国が効果を確かめ、認めているわけではない

 死亡が報告された5人が摂取していた「紅麹コレステヘルプ」は国が認める「機能性表示食品」。紅麹の成分を含む商品では初めての“お墨付き”で、消費者はそれを信じて購入していた。

 2015年4月に同食品制度が始まると右肩上がりで利用する企業が増え、2020年には「特定保健用食品(トクホ)」を上回った。生鮮食品を含むすべての食品が対象となることから表示品目が激増し、2023年の市場規模は6865億円に上るという。

「体に良い」といった食品表示は恰好の宣伝文句だが、消費者問題研究所代表で食品表示アドバイザーの垣田達哉氏は警鐘を鳴らす。

「トクホでは表示許可が下りるまでに国の審査があり、臨床試験を含めて効果や安全性が確かめられます。対して機能性表示食品はメーカーが“科学的根拠”を消費者庁に届け出ればほぼ認められるルールです。国が効果を確かめ、認めているわけではない。制度上、売り手は良い面ばかりを強調し、消費者側はそれに期待しすぎる側面がある」

 開発費用が1億円とも言われるトクホに比べて、手を出しやすいと言えるが、機能性表示食品をめぐっては過去にもトラブルが報告されている。

 2017年には都内に住む男性が「目に良い」とされるサプリを表示に従い1日2粒摂取したところ、2週間で全身にだるさやかゆみの症状が出て緊急入院。医師は「機能性表示食品による薬物性肝炎」と診断した。だが、同食品制度のガイドライン上、被害報告や注意喚起は事業者の判断となるため、商品名やメーカー名は公表されなかった。

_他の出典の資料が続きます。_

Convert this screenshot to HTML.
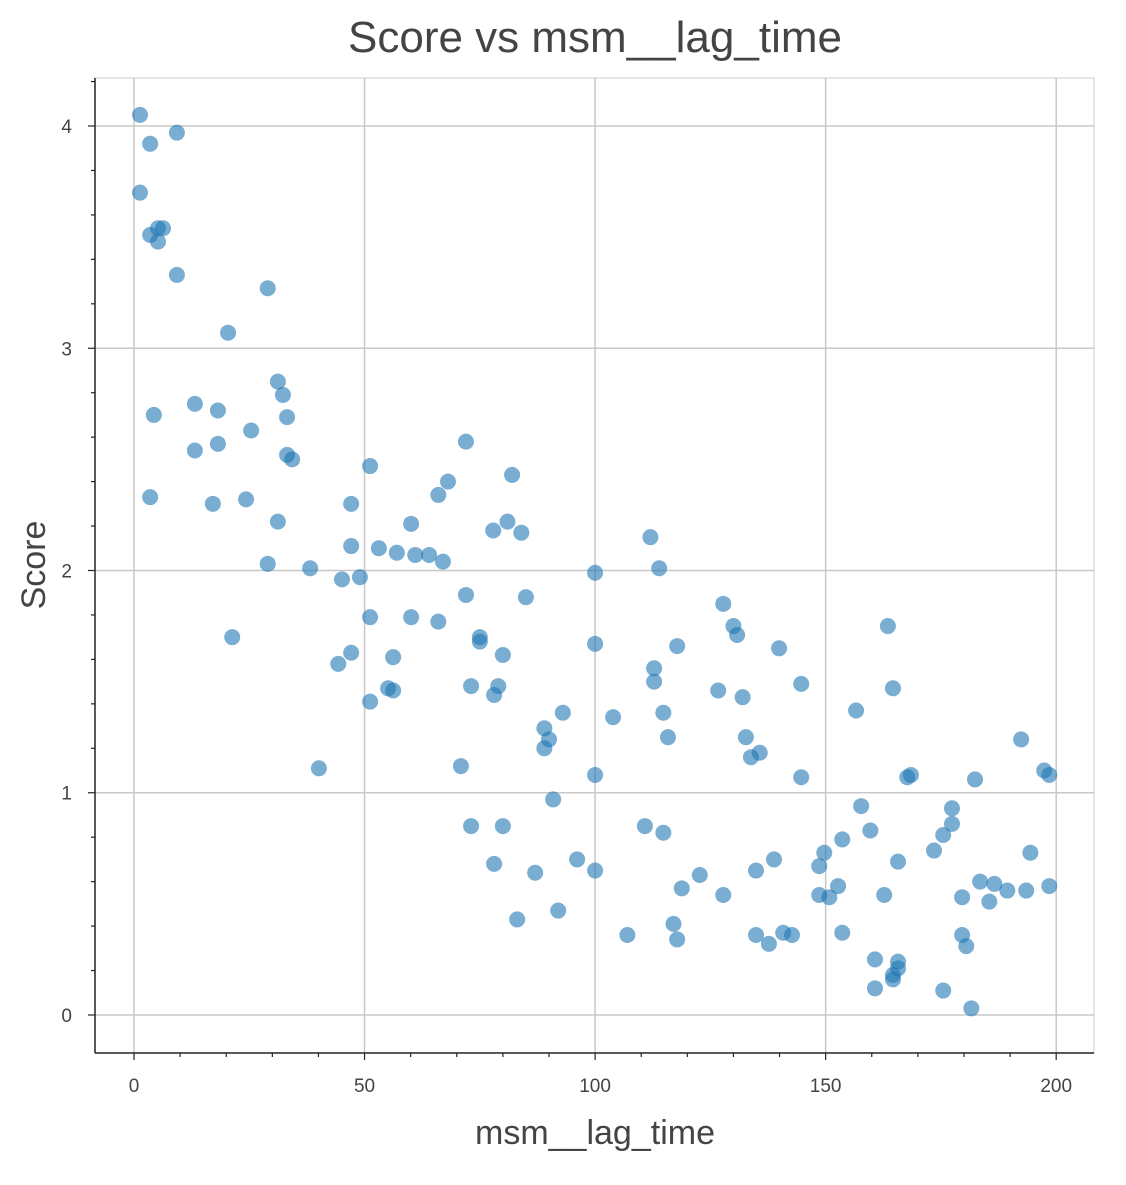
<!DOCTYPE html>
<html><head><meta charset="utf-8"><style>
body{margin:0;background:#fff;}
svg text{font-family:"Liberation Sans",Helvetica,Arial,sans-serif;}
</style></head><body>
<svg id="chart" width="1126" height="1180" xmlns="http://www.w3.org/2000/svg">
<text x="595" y="52" text-anchor="middle" font-size="44" fill="#444">Score vs msm__lag_time</text>
<text x="595" y="1144" text-anchor="middle" font-size="34" fill="#444">msm__lag_time</text>
<text transform="translate(45,565) rotate(-90)" text-anchor="middle" font-size="34" fill="#444">Score</text>
<g id="grid"></g><g id="axes"></g><g id="points"></g>
</svg>
<script>
const lagTimes=[1.3,3.5,9.3,1.3,3.5,5.2,6.3,5.2,9.3,29,20.4,31.2,32.3,4.3,13.2,18.2,33.2,25.4,18.2,13.2,33.2,34.3,3.5,17.1,24.3,31.2,29,21.3,38.2,40.1,45.1,49,47.1,47.1,51.2,53.1,57,60.1,61,64,67,66,68.1,72,72,82,77.9,81,84,85,51.2,60.1,66,75,75,80,44.3,47.1,56.2,55.1,56.2,51.2,73.1,79,78.1,70.9,73.1,80,78.1,83.1,87,89,90,89,93,90.9,92,96.1,100,100,100,100,103.9,107,112,113.9,112.8,112.8,114.8,115.8,117.8,110.8,114.8,118.8,122.7,117,117.8,126.7,127.8,130,130.8,132,132.7,133.8,135.7,127.8,134.9,134.9,137.7,138.8,140.8,142.7,139.9,144.7,144.7,148.6,149.7,148.6,150.8,152.7,153.6,153.6,156.6,157.7,159.7,160.7,160.7,162.7,163.5,164.6,164.6,164.6,165.7,165.7,165.7,167.7,168.5,173.5,175.5,175.5,177.4,177.4,179.6,179.6,180.5,181.6,182.4,183.5,185.5,186.6,189.4,192.4,193.5,194.4,197.4,198.5,198.5];
const scores=[4.05,3.92,3.97,3.70,3.51,3.54,3.54,3.48,3.33,3.27,3.07,2.85,2.79,2.70,2.75,2.72,2.69,2.63,2.57,2.54,2.52,2.50,2.33,2.30,2.32,2.22,2.03,1.70,2.01,1.11,1.96,1.97,2.11,2.30,2.47,2.10,2.08,2.21,2.07,2.07,2.04,2.34,2.40,2.58,1.89,2.43,2.18,2.22,2.17,1.88,1.79,1.79,1.77,1.70,1.68,1.62,1.58,1.63,1.61,1.47,1.46,1.41,1.48,1.48,1.44,1.12,0.85,0.85,0.68,0.43,0.64,1.29,1.24,1.20,1.36,0.97,0.47,0.70,1.99,1.67,1.08,0.65,1.34,0.36,2.15,2.01,1.56,1.50,1.36,1.25,1.66,0.85,0.82,0.57,0.63,0.41,0.34,1.46,1.85,1.75,1.71,1.43,1.25,1.16,1.18,0.54,0.65,0.36,0.32,0.70,0.37,0.36,1.65,1.49,1.07,0.67,0.73,0.54,0.53,0.58,0.79,0.37,1.37,0.94,0.83,0.25,0.12,0.54,1.75,1.47,0.18,0.16,0.24,0.21,0.69,1.07,1.08,0.74,0.81,0.11,0.93,0.86,0.53,0.36,0.31,0.03,1.06,0.60,0.51,0.59,0.56,1.24,0.56,0.73,1.10,1.08,0.58];
const xTicks=[0,50,100,150,200];
const yTicks=[0,1,2,3,4];
const NS='http://www.w3.org/2000/svg';
const L=95,R=1094,T=78,B=1053;
const xMin=-8.46,xMax=208.2,yMin=-0.171,yMax=4.216;
const sx=v=>L+(v-xMin)/(xMax-xMin)*(R-L);
const sy=v=>B-(v-yMin)/(yMax-yMin)*(B-T);
function mk(tag,attrs,parent){const e=document.createElementNS(NS,tag);for(const k in attrs)e.setAttribute(k,attrs[k]);parent.appendChild(e);return e;}
const grid=document.getElementById('grid'),axes=document.getElementById('axes'),pts=document.getElementById('points');
mk('rect',{x:L,y:T,width:R-L,height:B-T,fill:'none',stroke:'#ccc','stroke-width':1},grid);
xTicks.forEach(t=>{const l=mk('line',{x1:sx(t),x2:sx(t),y1:T,y2:B,stroke:'#c8c8c8','stroke-width':1.5},grid);

});
yTicks.forEach(t=>{const l=mk('line',{x1:L,x2:R,y1:sy(t),y2:sy(t),stroke:'#c8c8c8','stroke-width':1.5},grid);

});
mk('line',{x1:L,x2:L,y1:T,y2:B,stroke:'#222','stroke-width':1.5},axes);
mk('line',{x1:L,x2:R,y1:B,y2:B,stroke:'#222','stroke-width':1.5},axes);
for(let v=0;v<=200;v+=10){const maj=v%50===0;mk('line',{x1:sx(v),x2:sx(v),y1:B,y2:B+(maj?7:4),stroke:'#222','stroke-width':1.2},axes);}
for(let i=0;i<=21;i++){const v=i*0.2;const maj=i%5===0;mk('line',{x1:L,x2:L-(maj?7:4),y1:sy(v),y2:sy(v),stroke:'#222','stroke-width':1.2},axes);}
xTicks.forEach(t=>{const e=mk('text',{x:sx(t),y:B+39,'text-anchor':'middle','font-size':19,fill:'#444'},axes);e.textContent=t;

});
yTicks.forEach(t=>{const e=mk('text',{x:L-23,y:sy(t)+7,'text-anchor':'end','font-size':19,fill:'#444'},axes);e.textContent=t;

});
lagTimes.forEach((x,i)=>{const c=mk('circle',{cx:sx(x),cy:sy(scores[i]),r:8,fill:'#1f77b4','fill-opacity':0.6},pts);

});
</script>
</body></html>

 小林製薬は今年1月以降、複数の医師や患者本人から問い合わせを受けたことで、社内調査などを実施、結果を公表した。

 被害の拡大を受け、自見英子・消費者担当相は「機能性表示食品全6800品を緊急点検する」と言明したが、それで安全性は確認できるのか。

「各社が届け出た科学的根拠は世界中のデータベースで見つけた研究論文が主で、それぞれが実験データを持っているわけではない。有効性や安全性を徹底的に調べることは現実問題として難しいでしょう」(垣田氏)

 一日も早い原因究明が待たれる。